● PROBLEM REQUIREMENTS: Everything in the data should be repeated exactly, save for the images.

● DATA EXCERPT:
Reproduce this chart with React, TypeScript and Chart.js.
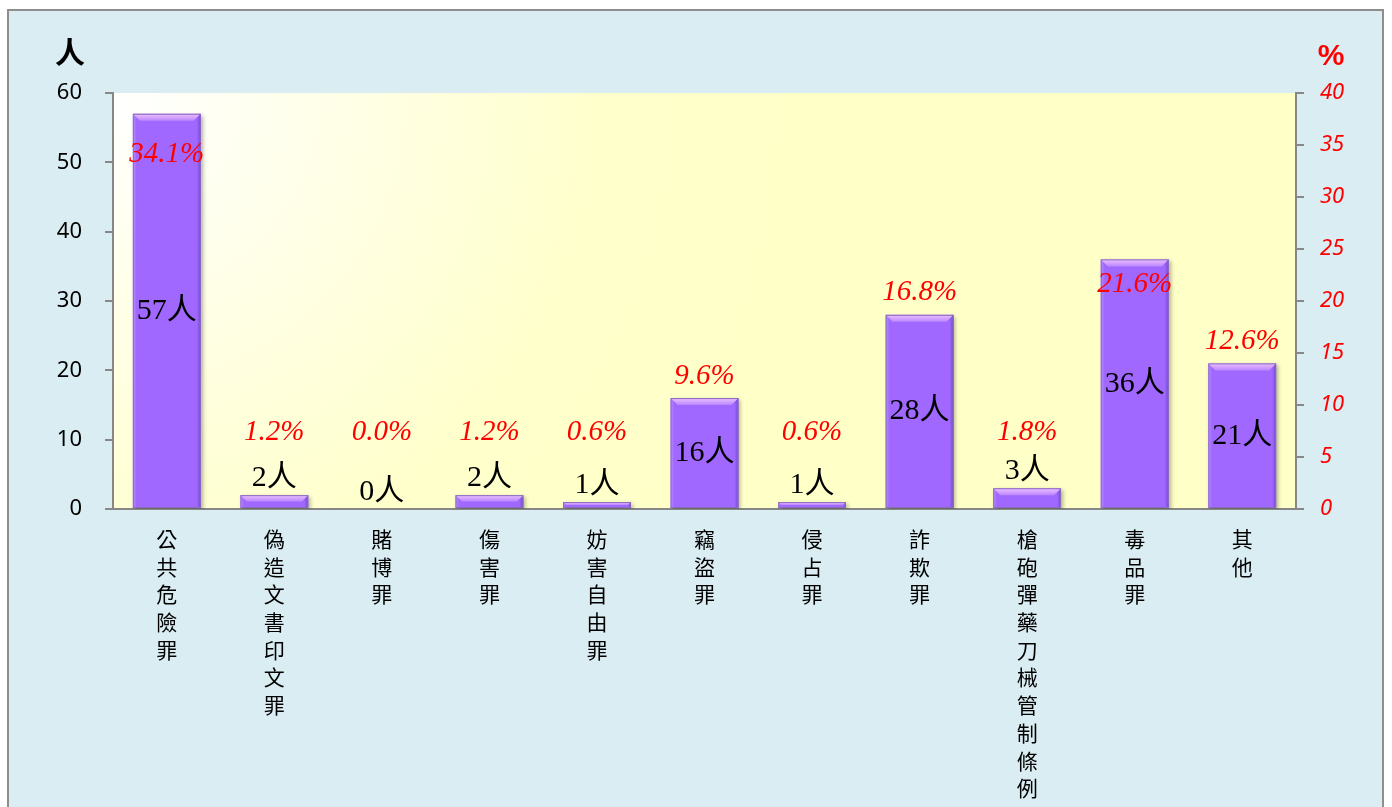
import React, { useEffect, useRef } from "react";
import { Chart, registerables } from "chart.js";

Chart.register(...registerables);

const categories = [
  "公共危險罪",
  "偽造文書印文罪",
  "賭博罪",
  "傷害罪",
  "妨害自由罪",
  "竊盜罪",
  "侵占罪",
  "詐欺罪",
  "槍砲彈藥刀械管制條例",
  "毒品罪",
  "其他",
];
const persons = [57, 2, 0, 2, 1, 16, 1, 28, 3, 36, 21];
const percents = [34.1, 1.2, 0.0, 1.2, 0.6, 9.6, 0.6, 16.8, 1.8, 21.6, 12.6];
const leftAxis = { min: 0, max: 60, step: 10, title: "人" };
const rightAxis = { min: 0, max: 40, step: 5, title: "%" };

const GRAY = "#878787";
const CJK = '"Noto Sans CJK TC"';

const framePlugin = {
  id: "frame",
  beforeDraw(chart: any) {
    const { ctx, chartArea: a } = chart;
    ctx.save();
    ctx.fillStyle = "#ffffff";
    ctx.fillRect(0, 0, chart.width, chart.height);
    ctx.fillStyle = "#DAEDF3";
    ctx.fillRect(8, 10, 1375, chart.height);
    ctx.strokeStyle = "#8E8E8E";
    ctx.lineWidth = 2;
    ctx.strokeRect(8, 10, 1375, chart.height + 10);
    const g = ctx.createRadialGradient(a.left, a.top, 0, a.left, a.top, 700);
    g.addColorStop(0, "#FFFFFF");
    g.addColorStop(0.7, "#FFFFCC");
    g.addColorStop(1, "#FFFFC8");
    ctx.fillStyle = g;
    ctx.fillRect(a.left, a.top, a.right - a.left, a.bottom - a.top);
    // axis titles
    ctx.textAlign = "center";
    ctx.textBaseline = "middle";
    ctx.fillStyle = "#000";
    ctx.font = `bold 30px ${CJK}`;
    ctx.fillText(leftAxis.title, 70, 52);
    ctx.fillStyle = "#FF0000";
    ctx.font = 'bold 30px "Liberation Sans"';
    ctx.fillText(rightAxis.title, 1331, 57);
    ctx.restore();
  },
  beforeDatasetsDraw(chart: any) {
    const ctx = chart.ctx;
    ctx.save();
    ctx.shadowColor = "rgba(0,0,0,0.3)";
    ctx.shadowOffsetX = 2;
    ctx.shadowOffsetY = 2;
    ctx.shadowBlur = 4;
  },
  afterDatasetsDraw(chart: any) {
    const ctx = chart.ctx;
    ctx.restore();
    const meta = chart.getDatasetMeta(0);
    const yL = chart.scales.y;
    const yR = chart.scales.y1;
    meta.data.forEach((bar: any, i: number) => {
      const { x, y, base, width } = bar.getProps(["x", "y", "base", "width"], true);
      const h = base - y;
      const l = x - width / 2;
      const r = x + width / 2;
      if (h > 0.5) {
        const b = Math.min(7, h / 2);
        const s = Math.min(4, h / 2);
        ctx.save();
        // left bevel
        const lg = ctx.createLinearGradient(l, 0, l + s, 0);
        lg.addColorStop(0, "rgba(200,165,255,0.9)");
        lg.addColorStop(1, "rgba(170,118,255,0)");
        ctx.fillStyle = lg;
        ctx.fillRect(l, y, s, h);
        // right bevel
        const rg = ctx.createLinearGradient(r - s, 0, r, 0);
        rg.addColorStop(0, "rgba(120,80,210,0)");
        rg.addColorStop(1, "rgba(100,60,190,0.9)");
        ctx.fillStyle = rg;
        ctx.fillRect(r - s, y, s, h);
        // top bevel
        const tg = ctx.createLinearGradient(0, y, 0, y + b);
        tg.addColorStop(0, "#EFC0FF");
        tg.addColorStop(1, "#B987FF");
        ctx.fillStyle = tg;
        ctx.beginPath();
        ctx.moveTo(l, y);
        ctx.lineTo(r, y);
        ctx.lineTo(r - b, y + b);
        ctx.lineTo(l + b, y + b);
        ctx.closePath();
        ctx.fill();
        ctx.strokeStyle = "#8A6CC0";
        ctx.lineWidth = 1;
        ctx.strokeRect(l + 0.5, y + 0.5, width - 1, h - 1);
        ctx.restore();
      }
      // person label
      ctx.save();
      ctx.textAlign = "center";
      ctx.textBaseline = "middle";
      ctx.fillStyle = "#000";
      ctx.font = `30px "Liberation Serif", ${CJK}`;
      const v = persons[i];
      const py = v < 5 ? y - 17 : (y + base) / 2;
      ctx.fillText(`${v}人`, x, py);
      const p = percents[i];
      const qy = v > 30 ? yR.getPixelForValue(p) : Math.min(y - 22, yL.getPixelForValue(11));
      ctx.fillStyle = "#FF0000";
      ctx.font = 'italic 29px "Liberation Serif"';
      ctx.fillText(`${p.toFixed(1)}%`, x, qy);
      ctx.restore();
    });
  },
};

export default function App() {
  const ref = useRef<HTMLCanvasElement>(null);
  useEffect(() => {
    if (!ref.current) return;
    const chart = new Chart(ref.current, {
      type: "bar",
      data: {
        labels: categories.map((c) => c.split("")),
        datasets: [
          {
            data: persons,
            backgroundColor: "#A068FF",
            borderWidth: 0,
            barPercentage: 0.63,
            categoryPercentage: 1,
            yAxisID: "y",
          },
        ],
      },
      options: {
        responsive: false,
        animation: false,
        layout: { padding: { top: 93, left: 0, right: 0, bottom: 0 } },
        plugins: { legend: { display: false }, tooltip: { enabled: false }, title: { display: false } },
        scales: {
          x: {
            grid: { display: false, drawTicks: false },
            border: { display: true, color: GRAY, width: 2 },
            ticks: {
              color: "#000",
              font: { family: CJK, size: 21, lineHeight: 1.32 },
              padding: 16,
              maxRotation: 0,
              minRotation: 0,
              autoSkip: false,
            },
            afterFit: (s: any) => {
              s.height = 807 - 509;
            },
          },
          y: {
            position: "left",
            min: leftAxis.min,
            max: leftAxis.max,
            ticks: {
              stepSize: leftAxis.step,
              color: "#000",
              font: { family: '"Noto Sans"', size: 22 },
              padding: 23,
            },
            grid: { display: true, drawOnChartArea: false, drawTicks: true, tickLength: 8, color: GRAY, lineWidth: 2 },
            border: { display: true, color: GRAY, width: 2 },
            afterFit: (s: any) => {
              s.width = 113;
            },
          },
          y1: {
            position: "right",
            min: rightAxis.min,
            max: rightAxis.max,
            ticks: {
              stepSize: rightAxis.step,
              color: "#FF0000",
              font: { family: '"Noto Sans"', size: 22, style: "italic" },
              padding: 16,
            },
            grid: { display: true, drawOnChartArea: false, drawTicks: true, tickLength: 8, color: GRAY, lineWidth: 2 },
            border: { display: true, color: GRAY, width: 2 },
            afterFit: (s: any) => {
              s.width = 1392 - 1296;
            },
          },
        },
      },
      plugins: [framePlugin],
    });
    return () => chart.destroy();
  }, []);
  return (
    <div style={{ position: "fixed", left: 0, top: 0, width: 1392, height: 807, overflow: "hidden" }}>
      <canvas ref={ref} width={1392} height={807} style={{ display: "block" }} />
    </div>
  );
}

● REPLY:
Reproduce this chart with React, TypeScript and Chart.js.
import React, { useEffect, useRef } from "react";
import { Chart, registerables } from "chart.js";

Chart.register(...registerables);

const categories = [
  "公共危險罪",
  "偽造文書印文罪",
  "賭博罪",
  "傷害罪",
  "妨害自由罪",
  "竊盜罪",
  "侵占罪",
  "詐欺罪",
  "槍砲彈藥刀械管制條例",
  "毒品罪",
  "其他",
];
const persons = [57, 2, 0, 2, 1, 16, 1, 28, 3, 36, 21];
const percents = [34.1, 1.2, 0.0, 1.2, 0.6, 9.6, 0.6, 16.8, 1.8, 21.6, 12.6];
const leftAxis = { min: 0, max: 60, step: 10, title: "人" };
const rightAxis = { min: 0, max: 40, step: 5, title: "%" };

const GRAY = "#878787";
const CJK = '"Noto Sans CJK TC"';

const framePlugin = {
  id: "frame",
  beforeDraw(chart: any) {
    const { ctx, chartArea: a } = chart;
    ctx.save();
    ctx.fillStyle = "#ffffff";
    ctx.fillRect(0, 0, chart.width, chart.height);
    ctx.fillStyle = "#DAEDF3";
    ctx.fillRect(8, 10, 1375, chart.height);
    ctx.strokeStyle = "#8E8E8E";
    ctx.lineWidth = 2;
    ctx.strokeRect(8, 10, 1375, chart.height + 10);
    const g = ctx.createRadialGradient(a.left, a.top, 0, a.left, a.top, 700);
    g.addColorStop(0, "#FFFFFF");
    g.addColorStop(0.7, "#FFFFCC");
    g.addColorStop(1, "#FFFFC8");
    ctx.fillStyle = g;
    ctx.fillRect(a.left, a.top, a.right - a.left, a.bottom - a.top);
    // axis titles
    ctx.textAlign = "center";
    ctx.textBaseline = "middle";
    ctx.fillStyle = "#000";
    ctx.font = `bold 30px ${CJK}`;
    ctx.fillText(leftAxis.title, 70, 52);
    ctx.fillStyle = "#FF0000";
    ctx.font = 'bold 30px "Liberation Sans"';
    ctx.fillText(rightAxis.title, 1331, 57);
    ctx.restore();
  },
  beforeDatasetsDraw(chart: any) {
    const ctx = chart.ctx;
    ctx.save();
    ctx.shadowColor = "rgba(0,0,0,0.3)";
    ctx.shadowOffsetX = 2;
    ctx.shadowOffsetY = 2;
    ctx.shadowBlur = 4;
  },
  afterDatasetsDraw(chart: any) {
    const ctx = chart.ctx;
    ctx.restore();
    const meta = chart.getDatasetMeta(0);
    const yL = chart.scales.y;
    const yR = chart.scales.y1;
    meta.data.forEach((bar: any, i: number) => {
      const { x, y, base, width } = bar.getProps(["x", "y", "base", "width"], true);
      const h = base - y;
      const l = x - width / 2;
      const r = x + width / 2;
      if (h > 0.5) {
        const b = Math.min(7, h / 2);
        const s = Math.min(4, h / 2);
        ctx.save();
        // left bevel
        const lg = ctx.createLinearGradient(l, 0, l + s, 0);
        lg.addColorStop(0, "rgba(200,165,255,0.9)");
        lg.addColorStop(1, "rgba(170,118,255,0)");
        ctx.fillStyle = lg;
        ctx.fillRect(l, y, s, h);
        // right bevel
        const rg = ctx.createLinearGradient(r - s, 0, r, 0);
        rg.addColorStop(0, "rgba(120,80,210,0)");
        rg.addColorStop(1, "rgba(100,60,190,0.9)");
        ctx.fillStyle = rg;
        ctx.fillRect(r - s, y, s, h);
        // top bevel
        const tg = ctx.createLinearGradient(0, y, 0, y + b);
        tg.addColorStop(0, "#EFC0FF");
        tg.addColorStop(1, "#B987FF");
        ctx.fillStyle = tg;
        ctx.beginPath();
        ctx.moveTo(l, y);
        ctx.lineTo(r, y);
        ctx.lineTo(r - b, y + b);
        ctx.lineTo(l + b, y + b);
        ctx.closePath();
        ctx.fill();
        ctx.strokeStyle = "#8A6CC0";
        ctx.lineWidth = 1;
        ctx.strokeRect(l + 0.5, y + 0.5, width - 1, h - 1);
        ctx.restore();
      }
      // person label
      ctx.save();
      ctx.textAlign = "center";
      ctx.textBaseline = "middle";
      ctx.fillStyle = "#000";
      ctx.font = `30px "Liberation Serif", ${CJK}`;
      const v = persons[i];
      const py = v < 5 ? y - 17 : (y + base) / 2;
      ctx.fillText(`${v}人`, x, py);
      const p = percents[i];
      const qy = v > 30 ? yR.getPixelForValue(p) : Math.min(y - 22, yL.getPixelForValue(11));
      ctx.fillStyle = "#FF0000";
      ctx.font = 'italic 29px "Liberation Serif"';
      ctx.fillText(`${p.toFixed(1)}%`, x, qy);
      ctx.restore();
    });
  },
};

export default function App() {
  const ref = useRef<HTMLCanvasElement>(null);
  useEffect(() => {
    if (!ref.current) return;
    const chart = new Chart(ref.current, {
      type: "bar",
      data: {
        labels: categories.map((c) => c.split("")),
        datasets: [
          {
            data: persons,
            backgroundColor: "#A068FF",
            borderWidth: 0,
            barPercentage: 0.63,
            categoryPercentage: 1,
            yAxisID: "y",
          },
        ],
      },
      options: {
        responsive: false,
        animation: false,
        layout: { padding: { top: 93, left: 0, right: 0, bottom: 0 } },
        plugins: { legend: { display: false }, tooltip: { enabled: false }, title: { display: false } },
        scales: {
          x: {
            grid: { display: false, drawTicks: false },
            border: { display: true, color: GRAY, width: 2 },
            ticks: {
              color: "#000",
              font: { family: CJK, size: 21, lineHeight: 1.32 },
              padding: 16,
              maxRotation: 0,
              minRotation: 0,
              autoSkip: false,
            },
            afterFit: (s: any) => {
              s.height = 807 - 509;
            },
          },
          y: {
            position: "left",
            min: leftAxis.min,
            max: leftAxis.max,
            ticks: {
              stepSize: leftAxis.step,
              color: "#000",
              font: { family: '"Noto Sans"', size: 22 },
              padding: 23,
            },
            grid: { display: true, drawOnChartArea: false, drawTicks: true, tickLength: 8, color: GRAY, lineWidth: 2 },
            border: { display: true, color: GRAY, width: 2 },
            afterFit: (s: any) => {
              s.width = 113;
            },
          },
          y1: {
            position: "right",
            min: rightAxis.min,
            max: rightAxis.max,
            ticks: {
              stepSize: rightAxis.step,
              color: "#FF0000",
              font: { family: '"Noto Sans"', size: 22, style: "italic" },
              padding: 16,
            },
            grid: { display: true, drawOnChartArea: false, drawTicks: true, tickLength: 8, color: GRAY, lineWidth: 2 },
            border: { display: true, color: GRAY, width: 2 },
            afterFit: (s: any) => {
              s.width = 1392 - 1296;
            },
          },
        },
      },
      plugins: [framePlugin],
    });
    return () => chart.destroy();
  }, []);
  return (
    <div style={{ position: "fixed", left: 0, top: 0, width: 1392, height: 807, overflow: "hidden" }}>
      <canvas ref={ref} width={1392} height={807} style={{ display: "block" }} />
    </div>
  );
}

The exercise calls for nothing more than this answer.